— Start of PROVIDED DATA —

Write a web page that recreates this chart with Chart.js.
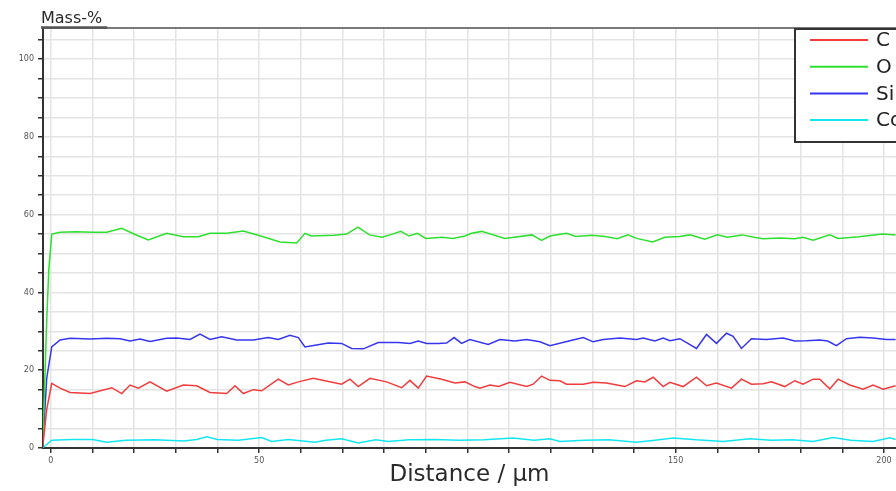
<!DOCTYPE html>
<html><head><meta charset="utf-8">
<script src="https://cdn.jsdelivr.net/npm/chart.js@4/dist/chart.umd.min.js"></script>
<style>html,body{margin:0;padding:0;background:#fff;overflow:hidden}#wrap{width:896px;height:491px}</style>
</head><body><div id="wrap"><canvas id="c" width="896" height="491"></canvas></div>
<script>
// ---- data ----
const seriesNames = ['C', 'O', 'Si', 'Co'];
const seriesColors = ['#f03c3c', '#2ee02e', '#3636ee', '#14e6f0'];
const yAxisTitle = 'Mass-%';
const xAxisTitle = 'Distance / µm';

const cDist = [-2,-1,0.2,2.2,4.6,9.4,14.6,17,19,21,23.8,27.8,31.8,35,38.2,42.2,44.2,46.2,48.6,50.6,54.6,57,59.4,63,65.8,69.8,71.8,73.8,76.6,80.6,84.2,86.2,88.2,90.2,93.8,97,99.4,101.8,103,105.4,107.5,110.2,114.2,115.8,117.8,119.8,122.2,123.8,127.8,130.2,133.4,137.8,140.6,142.6,144.6,147,148.6,151.8,155,157.4,159.8,163.4,165.8,168.2,171,173,176.2,178.6,180.6,183,184.6,187,189,191.8,195,197.4,199.8,202.8];
const cMass = [0,10,16.6,15.4,14.3,14.0,15.5,14.0,16.2,15.4,17.0,14.6,16.2,16.0,14.3,14.0,16.0,14.0,15.0,14.7,17.7,16.2,17.0,17.9,17.3,16.4,17.7,15.8,17.9,17.0,15.5,17.4,15.4,18.5,17.7,16.7,17.0,15.8,15.4,16.2,15.8,16.9,15.8,16.4,18.5,17.4,17.3,16.4,16.4,16.9,16.7,15.8,17.3,17.0,18.2,15.8,16.9,15.8,18.2,16.0,16.7,15.4,17.7,16.4,16.5,17.0,15.8,17.3,16.4,17.7,17.7,15.2,17.7,16.2,15.1,16.2,15.1,16.0];

const oDist = [-2,-1,-0.5,0.2,2.2,6,10,13.4,17,20.6,23.4,27.8,31.8,35.4,38.2,42.2,46.2,49.8,55,59,61,62.5,68,71,73.7,76.5,79.5,82,84,86,88,90,94,96.5,99.4,101,103.4,109,115.5,117.8,119.8,123.8,126,130,133,136,138.5,140.6,144.5,147.4,151,153.4,157,160,162.4,166,168.8,171,175,178.6,180.6,183,187,189,194,199.7,202.8];
const oMass = [0,33,46,55,55.5,55.6,55.5,55.5,56.5,54.7,53.5,55.2,54.3,54.3,55.2,55.2,55.8,54.7,53.0,52.7,55.2,54.5,54.7,55.0,56.8,54.8,54.2,55.0,55.7,54.5,55.2,53.9,54.2,53.9,54.5,55.2,55.7,53.9,54.8,53.4,54.5,55.2,54.4,54.7,54.4,53.8,54.8,53.9,53.0,54.2,54.4,54.8,53.7,54.8,54.2,54.8,54.2,53.8,54.0,53.8,54.2,53.4,54.8,53.9,54.3,55.0,54.8];

const siDist = [-2,-1,0.2,2.2,4.6,9.4,13.4,16.6,19,21.4,23.8,27.8,30.2,33.4,35.8,38.2,41,44.6,48.6,52.2,54.6,57.4,59.4,61,63.4,66.6,69.8,72.2,75,78.6,83.4,86.2,88.2,90.2,93,95,96.8,98.6,100.6,105,107.8,111.4,114.2,117.4,119.8,124.6,127.8,130.2,132.6,136.6,140.6,142.2,145,147,148.6,151,155,157.4,159.8,162.2,163.8,165.8,168.2,171.8,175.8,178.6,181.4,184.6,186.5,188.6,191,194.2,197.4,200.6,202.8];
const siMass = [0,18,26.0,27.8,28.2,28.0,28.2,28.1,27.5,28.0,27.4,28.2,28.3,27.9,29.3,27.9,28.6,27.8,27.8,28.4,27.9,29.0,28.4,26.0,26.4,27.0,26.9,25.6,25.5,27.1,27.1,26.9,27.5,26.9,26.9,27.0,28.4,26.9,27.9,26.6,27.9,27.5,27.9,27.3,26.3,27.6,28.4,27.3,27.9,28.3,27.9,28.3,27.5,28.3,27.6,28.1,25.6,29.2,26.9,29.5,28.7,25.6,28.1,27.9,28.3,27.5,27.6,27.8,27.5,26.3,28.1,28.5,28.3,27.9,27.9];

const coDist = [-2,0.2,5,10,13.4,18,25,31.8,35,37.4,40,45,50.6,53,57,63.4,66,69.8,73.8,78,81,86,92,98,104,111,116,119.8,122.2,128,134,140.6,145,149.4,155,161.4,167.8,173,178,183,187.8,192,197.4,201.4,202.8];
const coMass = [0,2.0,2.2,2.2,1.5,2.0,2.1,1.8,2.2,2.9,2.2,2.0,2.7,1.7,2.2,1.5,2.0,2.4,1.3,2.1,1.7,2.1,2.2,2.0,2.1,2.6,2.0,2.4,1.7,2.0,2.1,1.5,2.0,2.6,2.1,1.7,2.4,2.0,2.1,1.7,2.7,2.0,1.7,2.6,2.2];

const xGridValues = [0,10,20,30,40,50,60,70,80,90,100,110,120,130,140,150,160,170,180,190,200];
const xLabelledTicks = [0,50,150,200];
const yGridValues = [0,5,10,15,20,25,30,35,40,45,50,55,60,65,70,75,80,85,90,95,100,105];
const yLabelledTicks = [0,20,40,60,80,100];

// ---- chart ----
const distArrays = [cDist, oDist, siDist, coDist];
const massArrays = [cMass, oMass, siMass, coMass];
const datasets = seriesNames.map((name, i) => ({
  label: name,
  data: distArrays[i].map((d, k) => ({x: d, y: massArrays[i][k]})),
  borderColor: seriesColors[i],
  backgroundColor: seriesColors[i],
  borderWidth: 1.5,
  pointRadius: 0,
  tension: 0,
  fill: false
}));

const decor = {
  id: 'decor',
  afterDraw(chart) {
    const ctx = chart.ctx, a = chart.chartArea;
    ctx.save();
    ctx.strokeStyle = '#7a7a7a'; ctx.lineWidth = 2;
    ctx.beginPath(); ctx.moveTo(a.left, a.top); ctx.lineTo(a.right, a.top); ctx.stroke();
    ctx.font = '16px "DejaVu Sans"'; ctx.fillStyle = '#2a2a2a'; ctx.textAlign = 'left'; ctx.textBaseline = 'alphabetic';
    ctx.fillText(yAxisTitle, a.left - 2, a.top - 5);
    const tw = ctx.measureText(yAxisTitle).width;
    ctx.strokeStyle = '#555'; ctx.lineWidth = 2.5;
    ctx.beginPath(); ctx.moveTo(a.left - 2, a.top - 0.5); ctx.lineTo(a.left + tw + 3, a.top - 0.5); ctx.stroke();
    const lx = a.right - 101, ly = a.top + 1;
    ctx.fillStyle = '#fff'; ctx.fillRect(lx, ly, 140, 113);
    ctx.strokeStyle = '#333'; ctx.lineWidth = 2; ctx.strokeRect(lx, ly, 140, 113);
    ctx.font = '20px "DejaVu Sans"'; ctx.textBaseline = 'middle';
    chart.data.datasets.forEach((ds, i) => {
      const y = ly + 11 + i * 26.7;
      ctx.strokeStyle = ds.borderColor; ctx.lineWidth = 2;
      ctx.beginPath(); ctx.moveTo(lx + 15, y); ctx.lineTo(lx + 73, y); ctx.stroke();
      ctx.fillStyle = '#222'; ctx.fillText(ds.label, lx + 81, y + 1);
    });
    ctx.restore();
  }
};

new Chart(document.getElementById('c'), {
  type: 'line',
  data: {datasets},
  plugins: [decor],
  options: {
    responsive: false,
    devicePixelRatio: 1,
    animation: false,
    layout: {padding: {top: 28, left: 0, right: 0, bottom: 0}},
    plugins: {legend: {display: false}, tooltip: {enabled: false}},
    scales: {
      x: {
        type: 'linear', min: -1.9, max: 202.9,
        afterBuildTicks: s => { s.ticks = xGridValues.map(v => ({value: v})); },
        afterFit: s => { s.height = 43; },
        grid: {color: '#e4e4e4', lineWidth: 1.5, tickColor: '#333', tickLength: 5},
        border: {color: '#333', width: 2},
        ticks: {
          autoSkip: false, maxRotation: 0, padding: 3,
          color: '#555', font: {family: 'DejaVu Sans', size: 8},
          callback: v => xLabelledTicks.includes(v) ? String(v) : ''
        },
        title: {display: true, text: xAxisTitle, color: '#2a2a2a',
          font: {family: 'DejaVu Sans', size: 23}, padding: {top: 0, bottom: 2}}
      },
      y: {
        type: 'linear', min: 0, max: 108,
        afterBuildTicks: s => { s.ticks = yGridValues.map(v => ({value: v})); },
        afterFit: s => { s.width = 43; },
        grid: {color: '#e4e4e4', lineWidth: 1.5, tickColor: '#333', tickLength: 5},
        border: {color: '#333', width: 2},
        ticks: {
          autoSkip: false, padding: 4,
          color: '#555', font: {family: 'DejaVu Sans', size: 8},
          callback: v => yLabelledTicks.includes(v) ? String(v) : ''
        }
      }
    }
  }
});
</script></body></html>
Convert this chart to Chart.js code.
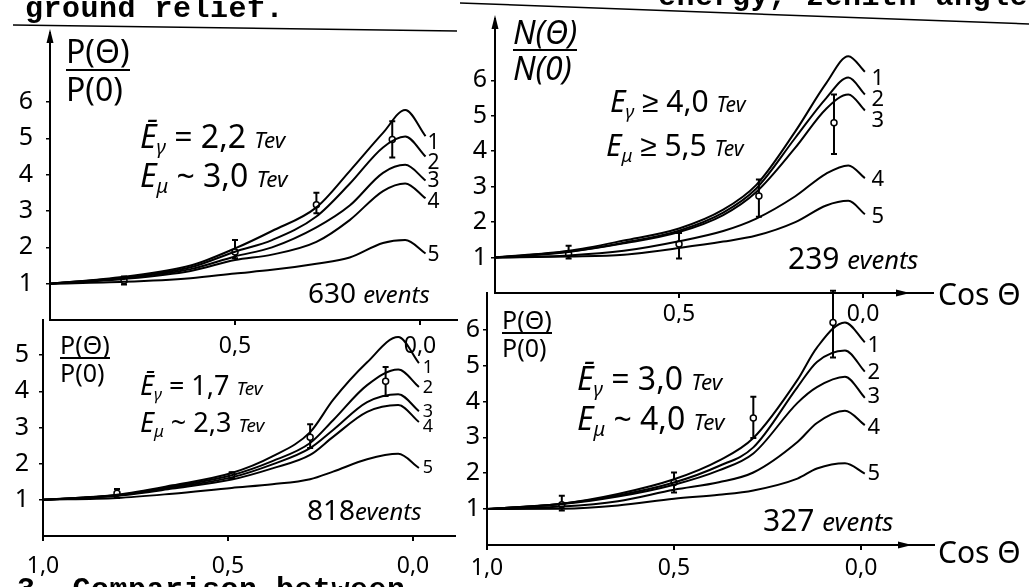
<!DOCTYPE html>
<html>
<head>
<meta charset="utf-8">
<script src="https://cdn.jsdelivr.net/npm/chart.js@4.4.1/dist/chart.umd.min.js"></script>
<style>
  body { margin: 0; background: #fff; }
  #page { position: relative; width: 1029px; height: 587px; overflow: hidden; background: #fff; }
  canvas { position: absolute; left: 0; top: 0; }
  .a { position: absolute; white-space: nowrap; font-family: 'Noto Sans', sans-serif; line-height: 1; color: #000; }
  .i { font-style: italic; }
  .s { font-size: 0.62em; position: relative; top: 0.32em; font-style: italic; }
  .u { font-size: 0.7em; font-style: italic; }
  .ev { font-size: 0.85em; font-style: italic; }
  .mono { font-family: 'Liberation Mono', monospace; font-weight: bold; font-size: 30px; letter-spacing: 0.5px; }
  .frac div + div { border-top: 2px solid #000; }
</style>
</head>
<body>
<div id="page">
  <canvas id="tl" width="1029" height="587"></canvas>
  <canvas id="tr" width="1029" height="587"></canvas>
  <canvas id="bl" width="1029" height="587"></canvas>
  <canvas id="br" width="1029" height="587"></canvas>

  <svg class="a" style="left:0;top:0" width="1029" height="587">
    <line x1="13" y1="25" x2="457" y2="31" stroke="#000" stroke-width="1.5"/>
    <line x1="460" y1="3" x2="1029" y2="24" stroke="#000" stroke-width="1.5"/>
  </svg>

  <div class="a mono" style="left:25px;top:-6px">ground relief.</div>
  <div class="a mono" style="left:658px;top:-18px">energy, zenith angle</div>
  <div class="a mono" style="left:17px;top:575px">3. Comparison between</div>

  <!-- top left -->
  <div class="a frac" style="left:66px;top:33px;font-size:32px;line-height:36px"><div>P(Θ)</div><div>P(0)</div></div>
  <div class="a" style="left:140px;top:120px;font-size:32px"><span class="i">Ē</span><span class="s">γ</span> = 2,2 <span class="u">Tev</span></div>
  <div class="a" style="left:140px;top:159px;font-size:32px"><span class="i">E</span><span class="s">μ</span> ~ 3,0 <span class="u">Tev</span></div>
  <div class="a" style="left:308px;top:278px;font-size:28px">630 <span class="ev">events</span></div>

  <!-- top right -->
  <div class="a frac i" style="left:513px;top:15px;font-size:32px;line-height:34px"><div>N(Θ)</div><div>N(0)</div></div>
  <div class="a" style="left:610px;top:86px;font-size:30px"><span class="i">E</span><span class="s">γ</span> ≥ 4,0 <span class="u">Tev</span></div>
  <div class="a" style="left:606px;top:130px;font-size:30px"><span class="i">E</span><span class="s">μ</span> ≥ 5,5 <span class="u">Tev</span></div>
  <div class="a" style="left:788px;top:243px;font-size:30px">239 <span class="ev">events</span></div>
  <div class="a" style="left:938px;top:279px;font-size:30px">Cos Θ</div>

  <!-- bottom left -->
  <div class="a frac" style="left:60px;top:331px;font-size:25px;line-height:26px"><div>P(Θ)</div><div>P(0)</div></div>
  <div class="a" style="left:140px;top:371px;font-size:27px"><span class="i">Ē</span><span class="s">γ</span> = 1,7 <span class="u">Tev</span></div>
  <div class="a" style="left:140px;top:408px;font-size:27px"><span class="i">E</span><span class="s">μ</span> ~ 2,3 <span class="u">Tev</span></div>
  <div class="a" style="left:307px;top:495px;font-size:28px">818<span class="ev">events</span></div>

  <!-- bottom right -->
  <div class="a frac" style="left:502px;top:306px;font-size:25px;line-height:26px"><div>P(Θ)</div><div>P(0)</div></div>
  <div class="a" style="left:577px;top:362px;font-size:32px"><span class="i">Ē</span><span class="s">γ</span> = 3,0 <span class="u">Tev</span></div>
  <div class="a" style="left:577px;top:402px;font-size:32px"><span class="i">E</span><span class="s">μ</span> ~ 4,0 <span class="u">Tev</span></div>
  <div class="a" style="left:763px;top:505px;font-size:30px">327 <span class="ev">events</span></div>
  <div class="a" style="left:938px;top:537px;font-size:30px">Cos Θ</div>
</div>

<script>
Chart.defaults.font.family = "'Noto Sans', sans-serif";
Chart.defaults.color = '#000';

const yTicks = [1, 2, 3, 4, 5, 6];
const blYTicks = [1, 2, 3, 4, 5];
const xTicksFull = [1.0, 0.5, 0.0];
const xTicksTop = [0.5, 0.0];
const curveTags = ['1', '2', '3', '4', '5'];

// top left, 630 events
const tlCos = [1.0, 0.8, 0.62, 0.5, 0.4, 0.28, 0.19, 0.1, 0.04, -0.015];
const tlCurves = [
  [1, 1.19, 1.5, 1.97, 2.45, 3.1, 4.1, 5.15, 5.78, 5.06],
  [1, 1.17, 1.45, 1.88, 2.2, 2.85, 3.75, 4.75, 5.05, 4.5],
  [1, 1.15, 1.4, 1.75, 2.0, 2.55, 3.15, 4.05, 4.27, 3.84],
  [1, 1.13, 1.35, 1.65, 1.8, 2.15, 2.75, 3.55, 3.76, 3.35],
  [1, 1.05, 1.15, 1.28, 1.38, 1.55, 1.72, 2.12, 2.2, 1.83],
];
const tlObsCos = [0.8, 0.5, 0.28, 0.075];
const tlObs = [1.08, 1.87, 3.17, 4.97];
const tlLo = [0.98, 1.7, 2.94, 4.47];
const tlHi = [1.2, 2.2, 3.5, 5.47];

// top right, 239 events
const trCos = [1.0, 0.8, 0.65, 0.5, 0.38, 0.29, 0.184, 0.1, 0.04, -0.005];
const trCurves = [
  [1, 1.19, 1.48, 1.82, 2.35, 3.05, 4.56, 5.92, 6.68, 6.24],
  [1, 1.17, 1.42, 1.76, 2.27, 2.95, 4.38, 5.5, 6.08, 5.6],
  [1, 1.16, 1.4, 1.72, 2.2, 2.85, 4.1, 5.2, 5.6, 5.15],
  [1, 1.06, 1.19, 1.46, 1.75, 2.1, 2.73, 3.37, 3.6, 3.24],
  [1, 1.03, 1.08, 1.27, 1.45, 1.62, 2.0, 2.47, 2.6, 2.22],
];
const trObsCos = [0.8, 0.5, 0.283, 0.079];
const trObs = [1.1, 1.38, 2.74, 4.8];
const trLo = [0.97, 0.97, 2.15, 3.92];
const trHi = [1.33, 1.69, 3.2, 5.6];

// bottom left, 818 events
const blCos = [1.0, 0.8, 0.65, 0.49, 0.38, 0.278, 0.216, 0.124, 0.04, -0.016];
const blCurves = [
  [1, 1.14, 1.4, 1.74, 2.2, 2.87, 3.76, 4.8, 5.5, 4.78],
  [1, 1.13, 1.37, 1.68, 2.07, 2.57, 3.2, 4.17, 4.6, 4.12],
  [1, 1.12, 1.34, 1.62, 1.98, 2.43, 2.93, 3.7, 3.92, 3.45],
  [1, 1.11, 1.31, 1.56, 1.87, 2.24, 2.74, 3.43, 3.62, 3.15],
  [1, 1.05, 1.17, 1.33, 1.43, 1.57, 1.78, 2.12, 2.27, 1.88],
];
const blObsCos = [0.8, 0.49, 0.278, 0.074];
const blObs = [1.18, 1.68, 2.73, 4.28];
const blLo = [1.05, 1.6, 2.43, 3.87];
const blHi = [1.3, 1.76, 3.09, 4.67];

// bottom right, 327 events
const brCos = [1.0, 0.8, 0.65, 0.5, 0.38, 0.288, 0.17, 0.118, 0.043, -0.01];
const brCurves = [
  [1, 1.15, 1.42, 1.83, 2.35, 2.98, 4.6, 5.5, 6.2, 5.65],
  [1, 1.15, 1.38, 1.74, 2.2, 2.72, 4.4, 5.1, 5.42, 4.83],
  [1, 1.14, 1.35, 1.68, 2.08, 2.55, 3.96, 4.4, 4.69, 4.1],
  [1, 1.07, 1.22, 1.54, 1.75, 2.02, 2.87, 3.4, 3.74, 3.34],
  [1, 1.01, 1.1, 1.29, 1.4, 1.52, 1.85, 2.13, 2.28, 1.99],
];
const brObsCos = [0.8, 0.5, 0.288, 0.075];
const brObs = [1.12, 1.74, 3.54, 6.2];
const brLo = [0.96, 1.46, 2.98, 5.22];
const brHi = [1.37, 2.02, 4.13, 7.08];

// vertical error bars with small caps, drawn under the points
const errorBars = {
  id: 'errorBars',
  beforeDatasetsDraw(chart) {
    const { ctx, scales: { x, y } } = chart;
    ctx.save();
    ctx.strokeStyle = '#000';
    ctx.lineWidth = 2;
    chart.data.datasets.forEach((ds) => {
      if (!ds.errLo) return;
      ds.data.forEach((pt, i) => {
        const px = x.getPixelForValue(pt.x);
        const top = y.getPixelForValue(ds.errHi[i]);
        const bot = y.getPixelForValue(ds.errLo[i]);
        ctx.beginPath();
        ctx.moveTo(px, top);
        ctx.lineTo(px, bot);
        ctx.moveTo(px - 3, top);
        ctx.lineTo(px + 3, top);
        ctx.moveTo(px - 3, bot);
        ctx.lineTo(px + 3, bot);
        ctx.stroke();
      });
    });
    ctx.restore();
  },
};

// curve numbers written at the right end of each curve
const curveLabels = {
  id: 'curveLabels',
  afterDatasetsDraw(chart, args, opts) {
    const { ctx } = chart;
    ctx.save();
    ctx.font = opts.size + "px 'Noto Sans'";
    ctx.textAlign = 'center';
    ctx.textBaseline = 'middle';
    ctx.fillStyle = '#000';
    chart.data.datasets.forEach((ds, i) => {
      if (!ds.tag) return;
      const pts = chart.getDatasetMeta(i).data;
      const end = pts[pts.length - 1];
      ctx.fillText(ds.tag, end.x + opts.dx, end.y + ds.tagDy);
    });
    ctx.restore();
  },
};

const axisArrows = {
  id: 'axisArrows',
  afterDraw(chart, args, opts) {
    const { ctx, chartArea: a } = chart;
    ctx.save();
    ctx.fillStyle = '#000';
    if (opts.up) {
      ctx.beginPath();
      ctx.moveTo(a.left, a.top - 4);
      ctx.lineTo(a.left - 3.5, a.top + 10);
      ctx.lineTo(a.left + 3.5, a.top + 10);
      ctx.fill();
    }
    if (opts.back) {
      const tip = a.right - opts.back;
      ctx.beginPath();
      ctx.moveTo(tip, a.bottom);
      ctx.lineTo(tip - 14, a.bottom - 3.5);
      ctx.lineTo(tip - 14, a.bottom + 3.5);
      ctx.fill();
    }
    ctx.restore();
  },
};

function drawPanel(id, p) {
  const curves = p.curves.map((vals, i) => ({
    type: 'line',
    data: p.cos.map((c, j) => ({ x: c, y: vals[j] })),
    borderColor: '#000',
    borderWidth: 2,
    pointRadius: 0,
    cubicInterpolationMode: 'monotone',
    tag: curveTags[i],
    tagDy: p.tagDy[i],
  }));
  const obs = {
    type: 'scatter',
    data: p.obsCos.map((c, j) => ({ x: c, y: p.obs[j] })),
    errLo: p.lo,
    errHi: p.hi,
    pointRadius: 3,
    pointBackgroundColor: '#fff',
    pointBorderColor: '#000',
    pointBorderWidth: 1.5,
  };

  return new Chart(document.getElementById(id), {
    type: 'line',
    data: { datasets: [...curves, obs] },
    options: {
      responsive: false,
      animation: false,
      events: [],
      layout: { padding: p.pad },
      plugins: {
        legend: { display: false },
        tooltip: { enabled: false },
        curveLabels: { size: p.tagSize, dx: p.tagDx },
        axisArrows: p.arrows,
      },
      scales: {
        x: {
          type: 'linear',
          reverse: true,
          min: p.xMin,
          max: 1.0,
          afterFit: (s) => { s.height = p.xH; },
          afterBuildTicks: (s) => { s.ticks = p.xTicks.map((v) => ({ value: v })); },
          ticks: {
            callback: (v) => v.toFixed(1).replace('.', ','),
            font: { size: 23 },
            padding: p.xPad,
            autoSkip: false,
            maxRotation: 0,
          },
          grid: { drawOnChartArea: false, tickLength: 5, color: '#000', lineWidth: 2 },
          border: { color: '#000', width: 2 },
        },
        y: {
          min: 0,
          max: p.yMax,
          afterFit: (s) => { s.width = p.yW; },
          afterBuildTicks: (s) => { s.ticks = p.yTicks.map((v) => ({ value: v })); },
          ticks: { font: { size: p.ySize }, padding: p.yPad },
          grid: { drawOnChartArea: false, tickLength: 4, color: '#000', lineWidth: 1.5 },
          border: { color: '#000', width: 2 },
        },
      },
    },
    plugins: [errorBars, curveLabels, axisArrows],
  });
}

drawPanel('tl', {
  cos: tlCos, curves: tlCurves, obsCos: tlObsCos, obs: tlObs, lo: tlLo, hi: tlHi,
  xTicks: xTicksTop, yTicks: yTicks, xMin: -0.1, yMax: 7.9,
  pad: { left: 0, right: 572, top: 33, bottom: 227 }, yW: 50, xH: 40,
  xPad: 8, yPad: 13, ySize: 25,
  tagSize: 21, tagDx: 8, tagDy: [7, 6, 1, 4, 1],
  arrows: { up: true },
});

drawPanel('tr', {
  cos: trCos, curves: trCurves, obsCos: trObsCos, obs: trObs, lo: trLo, hi: trHi,
  xTicks: xTicksTop, yTicks: yTicks, xMin: -0.19, yMax: 7.73,
  pad: { left: 455, right: 96, top: 10, bottom: 264 }, yW: 40, xH: 30,
  xPad: 3, yPad: 4, ySize: 25,
  tagSize: 22, tagDx: 13, tagDy: [7, 5, 10, 2, 2],
  arrows: { up: true, back: 23 },
});

drawPanel('bl', {
  cos: blCos, curves: blCurves, obsCos: blObsCos, obs: blObs, lo: blLo, hi: blHi,
  xTicks: xTicksFull, yTicks: blYTicks, xMin: -0.1135, yMax: 5.97,
  pad: { left: 0, right: 574, top: 320, bottom: 6 }, yW: 43, xH: 45,
  xPad: 12, yPad: 10, ySize: 25,
  tagSize: 18, tagDx: 9, tagDy: [5, 1, 1, 5, 0],
  arrows: {},
});

drawPanel('br', {
  cos: brCos, curves: brCurves, obsCos: brObsCos, obs: brObs, lo: brLo, hi: brHi,
  xTicks: xTicksFull, yTicks: yTicks, xMin: -0.195, yMax: 7.02,
  pad: { left: 447, right: 95, top: 293, bottom: 4 }, yW: 40, xH: 38,
  xPad: 5, yPad: 3, ySize: 25,
  tagSize: 22, tagDx: 9, tagDy: [4, 1, -1, 3, 0],
  arrows: { back: 22 },
});
</script>
</body>
</html>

— End of PROVIDED DATA —

Give the number of lines containing the word "this". No other answer is needed.

*SOLUTION:*
2